Standard and Poor's Fund Services (S&P) expects to see more mergers, acquisitions and public listings in the Australian real estate investment trust (A-REIT) industry next year.
"I think the sector has rectified some of its balance sheet issues and is looking for opportunities," S&P fund analyst Peter Ward said.
"The sector is expected to be driven more by real estate fundamentals than balance sheet, liquidity, and credit-related issues," he said.
During the financial crisis many funds saw their share price drop sharply on concerns over debt levels.
As a result funds had to raise capital to reduce their debt, but these balance sheet restructurings are now largely over, Ward said.
A-REITs have become more conservative and rely more on rental income for their cash flow.
Dividends are also better aligned with a fund's underlying free cash flow.
Ward made the comments on the back of S&P's recent review of the listed property sector, which analysed 69 funds.

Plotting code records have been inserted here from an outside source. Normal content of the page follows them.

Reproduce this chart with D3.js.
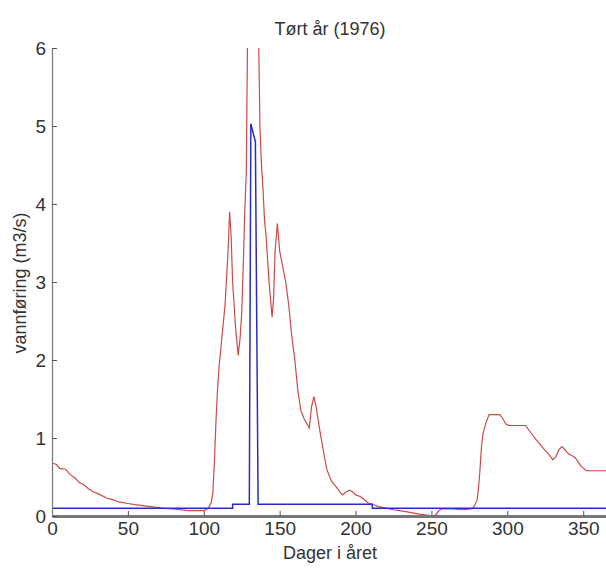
<!DOCTYPE html>
<html>
<head>
<meta charset="utf-8">
<script src="https://cdn.jsdelivr.net/npm/d3@7"></script>
<style>
  body { margin: 0; background: #fff; }
  svg { display: block; font-family: "Liberation Sans", Arial, sans-serif; }
</style>
</head>
<body>
<svg id="chart" width="606" height="572"></svg>
<script>
const xTicks = [0, 50, 100, 150, 200, 250, 300, 350];
const yTicks = [0, 1, 2, 3, 4, 5, 6];

// vannføring (rød), lest av bildet
const redDays = [0, 3, 5, 9, 12, 15, 18, 21, 24, 27, 31, 36, 40, 44, 50, 57, 65, 72, 80, 90, 100,
  103, 105, 106, 107, 108, 109, 110, 112, 114, 116, 117, 118, 119, 121, 122.7, 124, 125, 126, 127, 128,
  129, 130, 133, 135, 136, 137, 138, 139, 140, 141, 143, 145, 146, 147, 148.5, 150, 151, 152, 154,
  156, 158, 160, 162, 164, 166, 168, 169.5, 171, 172.5, 174, 176, 178, 181, 184, 187, 190, 191.5,
  194, 196, 198, 200, 203, 205, 208, 211, 215, 220, 225, 229, 235, 242, 248, 251, 253, 255, 257,
  264, 270, 276, 278, 280, 281, 282, 283, 284, 286, 288, 295, 297, 299, 301, 312, 315, 318, 321,
  324, 327, 330, 332, 334, 336, 338, 340, 343, 345, 347, 349, 352, 365];
const redValues = [0.68, 0.66, 0.61, 0.60, 0.53, 0.49, 0.43, 0.40, 0.35, 0.31, 0.28, 0.23, 0.21, 0.18, 0.16, 0.14, 0.12, 0.10, 0.09, 0.07, 0.07,
  0.10, 0.18, 0.3, 0.7, 1.2, 1.6, 1.9, 2.3, 2.7, 3.4, 3.9, 3.6, 3.0, 2.4, 2.06, 2.3, 2.6, 3.2, 3.9, 4.4,
  6.5, 7.0, 7.2, 7.0, 6.3, 5.0, 4.5, 4.2, 3.8, 3.6, 3.0, 2.55, 2.8, 3.4, 3.75, 3.4, 3.3, 3.2, 3.0,
  2.7, 2.3, 2.0, 1.6, 1.35, 1.25, 1.18, 1.13, 1.4, 1.53, 1.4, 1.15, 0.92, 0.6, 0.45, 0.38, 0.30, 0.27,
  0.31, 0.33, 0.31, 0.27, 0.25, 0.22, 0.17, 0.15, 0.12, 0.10, 0.08, 0.07, 0.05, 0.025, 0.01, 0.0, 0.02, 0.07, 0.09,
  0.09, 0.08, 0.09, 0.12, 0.2, 0.35, 0.6, 0.9, 1.06, 1.2, 1.3, 1.3, 1.25, 1.18, 1.16, 1.16, 1.08, 1.0, 0.93,
  0.86, 0.8, 0.72, 0.76, 0.85, 0.89, 0.85, 0.8, 0.77, 0.74, 0.68, 0.63, 0.58, 0.58];

// blå serie (trappetrinn)
const blueDays   = [0, 119, 119, 130, 131, 132, 134, 135.8, 211, 211, 365];
const blueValues = [0.1, 0.1, 0.15, 0.15, 5.03, 4.95, 4.8, 0.15, 0.15, 0.1, 0.1];

const svg = d3.select('#chart');
const x = d3.scaleLinear().domain([0, 365]).range([52, 606]);
const y = d3.scaleLinear().domain([0, 6]).range([516, 48]);

svg.append('clipPath').attr('id', 'plot')
  .append('rect')
    .attr('x', x(0)).attr('y', y(6))
    .attr('width', x(365) - x(0)).attr('height', y(0) - y(6));

const line = d3.line().x(d => x(d[0])).y(d => y(d[1]));

svg.append('path')
  .datum(d3.zip(redDays, redValues))
  .attr('clip-path', 'url(#plot)')
  .attr('fill', 'none')
  .attr('stroke', '#d04848')
  .attr('stroke-width', 1.2)
  .attr('d', line);

svg.append('path')
  .datum(d3.zip(blueDays, blueValues))
  .attr('clip-path', 'url(#plot)')
  .attr('fill', 'none')
  .attr('stroke', '#2a2ac8')
  .attr('stroke-width', 1.5)
  .attr('d', line);

// akser
const xAxis = svg.append('g')
  .attr('transform', `translate(0,${y(0)})`)
  .call(d3.axisBottom(x).tickValues(xTicks).tickFormat(d3.format('d'))
    .tickSize(-5).tickSizeOuter(0).tickPadding(6));
xAxis.select('.domain').attr('stroke', '#777').attr('stroke-width', 3);

const yAxis = svg.append('g')
  .attr('transform', `translate(${x(0)},0)`)
  .call(d3.axisLeft(y).tickValues(yTicks).tickFormat(d3.format('d'))
    .tickSize(-5).tickSizeOuter(0).tickPadding(6));
yAxis.select('.domain').attr('stroke', '#777').attr('stroke-width', 1.2);

svg.selectAll('.tick line').attr('stroke', '#555');
svg.selectAll('.tick text')
  .attr('fill', '#333')
  .style('font-family', '"Liberation Sans", Arial, sans-serif')
  .style('font-size', '19px');

// tekster
svg.append('text')
  .attr('x', 330).attr('y', 35)
  .attr('text-anchor', 'middle')
  .attr('fill', '#333')
  .style('font-size', '18px')
  .text('Tørt år (1976)');

svg.append('text')
  .attr('x', 330).attr('y', 559)
  .attr('text-anchor', 'middle')
  .attr('fill', '#333')
  .style('font-size', '18px')
  .text('Dager i året');

svg.append('text')
  .attr('transform', 'translate(26,283)rotate(-90)')
  .attr('text-anchor', 'middle')
  .attr('fill', '#333')
  .style('font-size', '18px')
  .text('vannføring (m3/s)');
</script>
</body>
</html>
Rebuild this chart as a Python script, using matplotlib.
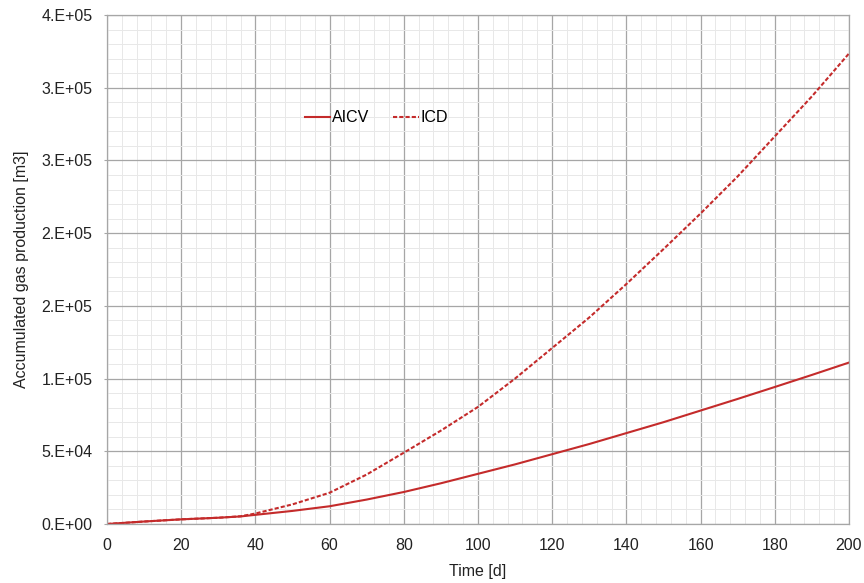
import math
import matplotlib.pyplot as plt
from matplotlib.ticker import MultipleLocator, FuncFormatter

plt.rcParams['font.family'] = ['Liberation Sans', 'DejaVu Sans']

# time [d]
t = [0, 10, 20, 30, 36, 40, 50, 60, 70, 80, 90, 100, 110, 120, 130, 140,
     150, 160, 170, 180, 190, 200]
# accumulated gas production [m3]
aicv = [0, 1.7e3, 3.2e3, 4.3e3, 5.2e3, 6.3e3, 9.0e3, 1.22e4, 1.68e4, 2.2e4,
        2.8e4, 3.45e4, 4.1e4, 4.8e4, 5.5e4, 6.25e4, 7.0e4, 7.8e4, 8.6e4,
        9.42e4, 1.025e5, 1.11e5]
icd = [0, 1.7e3, 3.2e3, 4.3e3, 5.3e3, 7.2e3, 1.35e4, 2.15e4, 3.4e4, 4.9e4,
       6.42e4, 8.05e4, 1.0e5, 1.21e5, 1.42e5, 1.65e5, 1.89e5, 2.135e5, 2.39e5,
       2.665e5, 2.94e5, 3.235e5]


def excel_sci(v, pos):
    """ Excel style 0.E+00 label, mantissa rounded half up """
    if v == 0:
        return '0.E+00'
    e = int(math.floor(math.log10(abs(v))))
    m = int(math.floor(v / 10**e + 0.5))
    if m >= 10:
        m, e = m // 10, e + 1
    return '%d.E%+03d' % (m, e)


red = '#C42B2B'
fs = 11.5
fig = plt.figure(figsize=(8.64, 5.83), dpi=100)
ax = fig.add_axes([0.1238, 0.1012, 0.8588, 0.8731])

ax.plot(t, aicv, '-', color=red, lw=1.5, label='AICV')
ax.plot(t, icd, color=red, lw=1.5, ls=(0, (2, 1)), label='ICD')

ax.set_xlim(0, 200)
ax.set_ylim(0, 3.5e5)
ax.xaxis.set_major_locator(MultipleLocator(20))
ax.xaxis.set_minor_locator(MultipleLocator(4))
ax.yaxis.set_major_locator(MultipleLocator(5e4))
ax.yaxis.set_minor_locator(MultipleLocator(1e4))
ax.yaxis.set_major_formatter(FuncFormatter(excel_sci))

ax.grid(which='major', color='#A6A6A6', lw=0.9)
ax.grid(which='minor', color='#E8E8E8', lw=0.7)
ax.set_axisbelow(True)
for s in ax.spines.values():
    s.set_color('#A6A6A6')
    s.set_linewidth(0.9)
ax.tick_params(which='major', length=2.5, color='#A6A6A6', labelsize=fs,
               labelcolor='#222222')
ax.tick_params(axis='y', pad=8)
ax.tick_params(axis='x', length=0, pad=10)
ax.tick_params(which='minor', length=0)

ax.set_xlabel('Time [d]', fontsize=fs, color='#222222', labelpad=8)
ax.set_ylabel('Accumulated gas production [m3]', fontsize=fs,
              color='#222222', labelpad=9)

ax.legend(loc='center', bbox_to_anchor=(0.363, 0.798), ncol=2,
          frameon=False, fontsize=fs, handlelength=1.6, handletextpad=0.1,
          columnspacing=1.5)

plt.savefig('out.png', dpi=100)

Although the sector still lacks a five-star fund, the number of four star ratings has increased since the last time the review was conducted.
S&P upgraded a number of MLC and BT funds from three to four stars.
"It is a reflection of our conviction that managers will generate returns in excess of their objectives, and seek opportunities in the sector," Ward said.
S&P also withdrew the ratings on 33 funds, includings A-REITs offered by ANZ, ING and Colonial First State.
"The funds that you see there are probably more the derivative funds, not the headline funds," Ward said.